2.2 Dependency Detection Phase

  • Lack of Automated Scanning: Not integrating dependency security check tools (e.g., OWASP Dependency-Check, Snyk).
  • Ignoring Security Advisories: Not monitoring vulnerability databases (e.g., NVD, GitHub Security Advisories).

2.3 Maintenance Phase

  • Bloated Dependency Tree: Excessive introduction of indirect dependencies, making it difficult to track the impact scope of vulnerabilities.
  • Delayed Updates: Postponing vulnerability fixes due to compatibility concerns.

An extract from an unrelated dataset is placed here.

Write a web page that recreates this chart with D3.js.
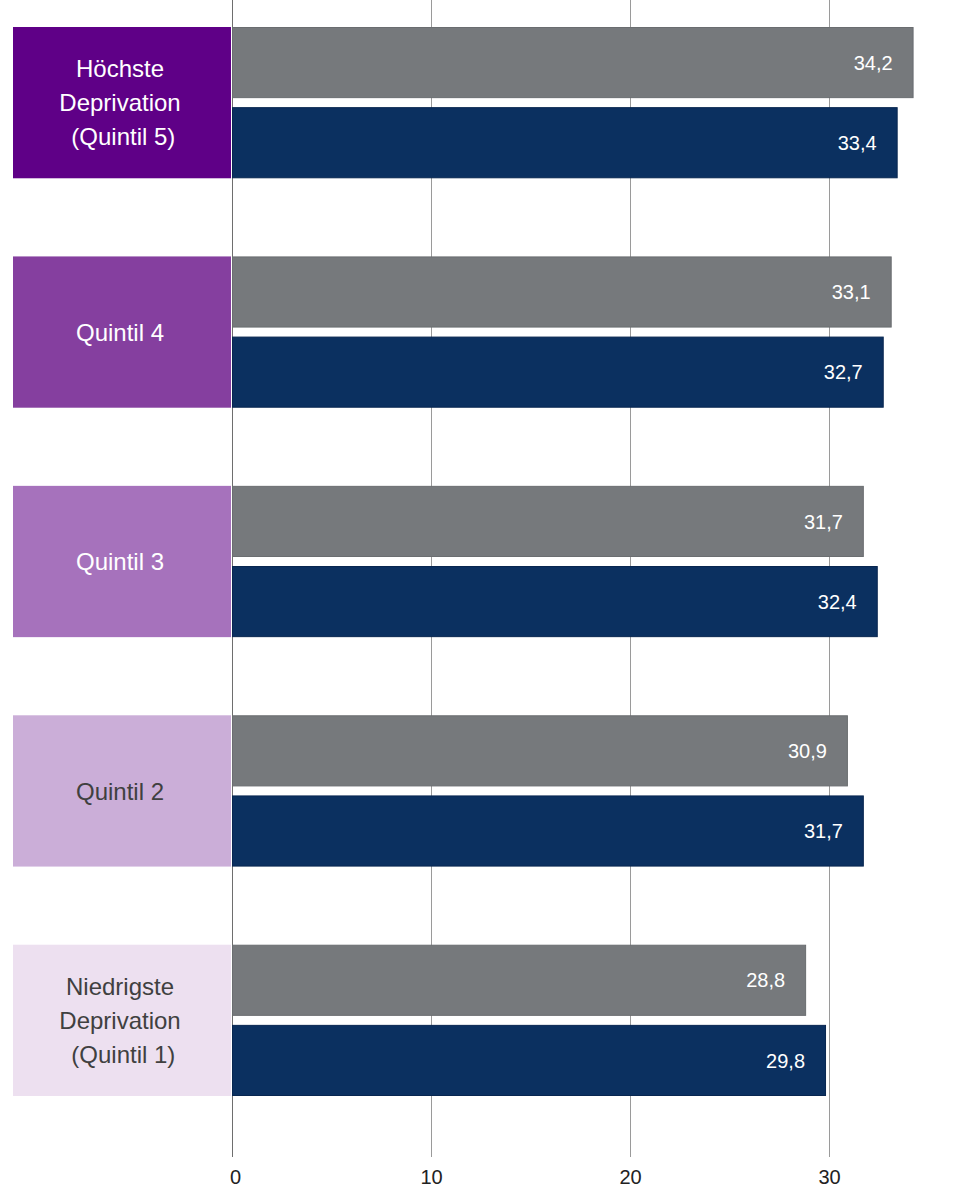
<!DOCTYPE html>
<html><head><meta charset="utf-8">
<script src="https://cdn.jsdelivr.net/npm/d3@7"></script>
<style>body{margin:0;background:#fff;} svg text{font-family:"Liberation Sans",Arial,sans-serif;white-space:pre;}</style>
</head><body><svg id="c" width="959" height="1200" font-family="Liberation Sans"></svg>
<script>
const categories = [["Höchste","Deprivation"," (Quintil 5)"],["Quintil 4"],["Quintil 3"],["Quintil 2"],["Niedrigste","Deprivation"," (Quintil 1)"]];
const categoryIds = ["Q5","Q4","Q3","Q2","Q1"];
const seriesNames = ["A","B"];
const seriesA = [34.2, 33.1, 31.7, 30.9, 28.8];
const seriesB = [33.4, 32.7, 32.4, 31.7, 29.8];
const ticks = [0, 10, 20, 30];
const boxColors = ["#5f0087","#853f9f","#a672bc","#cbaed8","#ede0f0"];
const boxText = ["#fff","#fff","#fff","#404040","#404040"];
const barColors = ["#76797c","#0b3060"];
const barStroke = ["#6a6d70","#082650"];
const FONT = "'Liberation Sans', Arial, sans-serif";

const svg = d3.select("#c");
const x = d3.scaleLinear().domain([0,30]).range([232,829]);
const y = d3.scaleBand().domain(categoryIds).range([27,1096]).paddingInner(78/229).paddingOuter(0);
const ys = d3.scaleBand().domain(seriesNames).range([0,y.bandwidth()]).paddingInner(9/80);

// gridlines
svg.append("g").selectAll("line").data(ticks).join("line")
  .attr("x1",d=>x(d)+0.5).attr("x2",d=>x(d)+0.5).attr("y1",0).attr("y2",1157)
  .attr("stroke",d=>d===0?"#6e6e6e":"#9a9a9a").attr("stroke-width",1);

// axis labels
const ax = d3.axisBottom(x).tickValues(ticks).tickFormat(d3.format("d")).tickSize(0).tickPadding(0);
const axg = svg.append("g").attr("transform","translate(0,1166)").call(ax).attr("font-family",FONT);
axg.select(".domain").remove();
axg.selectAll("text").style("font-family",FONT).attr("font-size",20).attr("fill","#222").attr("dy","0.9em");
axg.selectAll(".tick").filter(d=>d===0).select("text").attr("dx",3);

// category boxes
const g = svg.append("g").selectAll("g").data(categoryIds).join("g")
  .attr("transform",d=>`translate(0,${y(d)})`);
g.append("rect").attr("x",13).attr("width",218).attr("height",y.bandwidth())
  .attr("fill",(d,i)=>boxColors[i]);
g.each(function(d,i){
  const lines = categories[i];
  const t = d3.select(this).append("text").attr("text-anchor","middle")
    .style("font-family",FONT).attr("font-size",24).attr("fill",boxText[i]);
  const lh = 34;
  const c = y.bandwidth()/2;
  lines.forEach((l,k)=>{
    t.append("tspan").attr("x",120).attr("y",c + (k-(lines.length-1)/2)*lh).attr("dy","0.36em").text(l);
  });
});

// bars
const fmt = v => d3.format(".1f")(v).replace(".",",");
[seriesA, seriesB].forEach((vals, si)=>{
  const bg = svg.append("g");
  bg.selectAll("rect").data(vals).join("rect")
    .attr("x",x(0)+0.5).attr("y",(d,i)=>y(categoryIds[i])+ys(seriesNames[si])+0.5)
    .attr("width",d=>x(d)-x(0)).attr("height",ys.bandwidth()-1)
    .attr("fill",barColors[si]).attr("stroke",barStroke[si]).attr("stroke-width",1);
  bg.selectAll("text").data(vals).join("text")
    .attr("x",d=>x(d)-20).attr("y",(d,i)=>y(categoryIds[i])+ys(seriesNames[si])+ys.bandwidth()/2)
    .attr("dy","0.36em").attr("text-anchor","end").style("font-family",FONT).attr("font-size",20).attr("fill","#fff")
    .text(d=>fmt(d));
});
</script></body></html>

3. Examples of Vulnerability Exploitation Scenarios

Scenario 1: Exploitation of Known Vulnerabilities

  • Case: A project uses spring-cloud-function-core 3.2.2, which contains CVE-2022-22963 (expression injection vulnerability). Attackers execute arbitrary code via malicious requests.
  • Root Cause: Failure to promptly upgrade to the fixed version 3.2.3.

Scenario 2: Malicious Package Poisoning

  • Case: Attackers publish a malicious package named lodash-helper on npm, tricking developers into installing it. The package contains hidden cryptocurrency mining scripts that trigger during application runtime.
  • Root Cause: Failure to verify package name similarity or author reputation.

4. Protection Measures

4.1 Dependency Source Control

  • Use Trusted Repositories: Configure private repositories (e.g., Nexus, JFrog Artifactory) to proxy public sources and filter malicious packages.
  • Lock Versions:
    • Exact version numbers: "library": "1.2.3" (instead of ^1.2.3).
    • Lock file support: Commit package-lock.json or Pipfile.lock to the code repository.

4.2 Automated Vulnerability Scanning

  • CI/CD Integration:
    • Tool examples: OWASP Dependency-Check, Snyk, GitHub Dependabot.
    • Process: Scan dependencies during the build phase and halt the pipeline if vulnerabilities are detected.
  • Regular Scanning: Periodically check deployed applications (e.g., monthly).

4.3 Dependency Minimization and Update Strategy

  • Reduce Dependency Count: Regularly audit node_modules or .m2 directories to remove unused dependencies.
  • Tiered Update Strategy:
    • Emergency Updates: For high-severity vulnerabilities (CVSS ≥ 7.0), fix within 48 hours.
    • Regular Updates: Plan updates for medium and low-severity vulnerabilities quarterly.

4.4 Organizational Process Standards

  • Establish Policies: Explicitly prohibit the use of unofficial sources and define vulnerability response timelines.
  • Train Developers: Educate on identifying dependency risks (e.g., checking package download counts, maintainer activity).

5. Practical Checklist

  • [ ] Use dependency-tree tools to analyze dependency relationships and eliminate redundancies.
  • [ ] Configure Dependabot in CI to automatically submit PRs for vulnerability fixes.
  • [ ] Scan Docker images with trivy or grype.
  • [ ] Review open-source licenses using tools like FOSSA or ScanCode.

By strictly controlling dependency sources, implementing automated scanning, and standardizing processes, the risk of supply chain attacks can be significantly reduced.